The balcony doors are flung open as beautiful women dressed in Chanel evening gowns fling flawless French invectives at the unseen "egoiste." The object of all this scorn is never seen, although his arm can be seen placing a fragrance bottle labeled "Egoiste" on a window ledge, instantly turning the scene from black and white to color. At the end, doors open and close in unison as 35 women scream "Egoiste" in puppet-like unison.
The 30-second television commercial, which started airing recently, and the product it promotes are acknowledged as risks by Arie Kopelman, president of Chanel U.S.A. He was in San Francisco to promote the West Coast launch of the cologne selling at $28.50 for 1.7 ounces.
"The job of a commercial is for people to say, 'Holy cow, I've never seen anything like that in my life,'" Kopelman says. "As an attention-getting device, it's a fabulous commercial."
The commercial is the work of Jean Paul Goude, an artist and filmmaker most recently known for staging the 1989 Paris parade commemorating the French Revolution's bicentennial. It was shot in Brazil and the exotic-looking building with its French doors and balconies is a facade created just for the commercial.

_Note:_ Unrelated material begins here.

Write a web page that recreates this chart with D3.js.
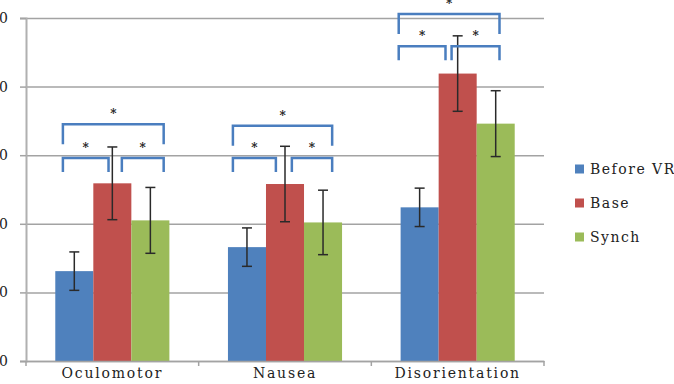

If you're wondering what sort of man the "egoiste" is to inspire these screaming women, you'll have to use your imagination because he's never going to be seen. "That's too expected," Kopelman says. "We feel a lot of people have done that already."
As much of an attention getter as the commercial is the name "Egoiste." Webster's defines an egoist as "a person who is self-centered or selfish."
So why would a man want to splash himself with cologne that implies selfishness?
Kopelman doesn't agree with dictionary definitions, preferring to quote the lines used in print advertising for "Egoiste" "To assume is uncaring or aloof is to misread him. He walks on the positive side of that fine line separating arrogance from an awareness of self-worth."
"There was an initial concern are we doing something negative or is there an opportunity to do something good with it?" Kopelman says. "Ego is an important thing. We view an egoist as a person who is a doer, makes things happen, a person that has visions of dreams he wants to accomplish."
How big "Egoiste" will be remains to be seen. Kopelman won't disclose sales projections, but is happy to report that the fragrance, which has a high concentration of sandalwood, is now the best seller for men at Bloomingdale's in New York, where it was introduced in April. A top-selling men's fragrance hits $80 million in annual retail sales.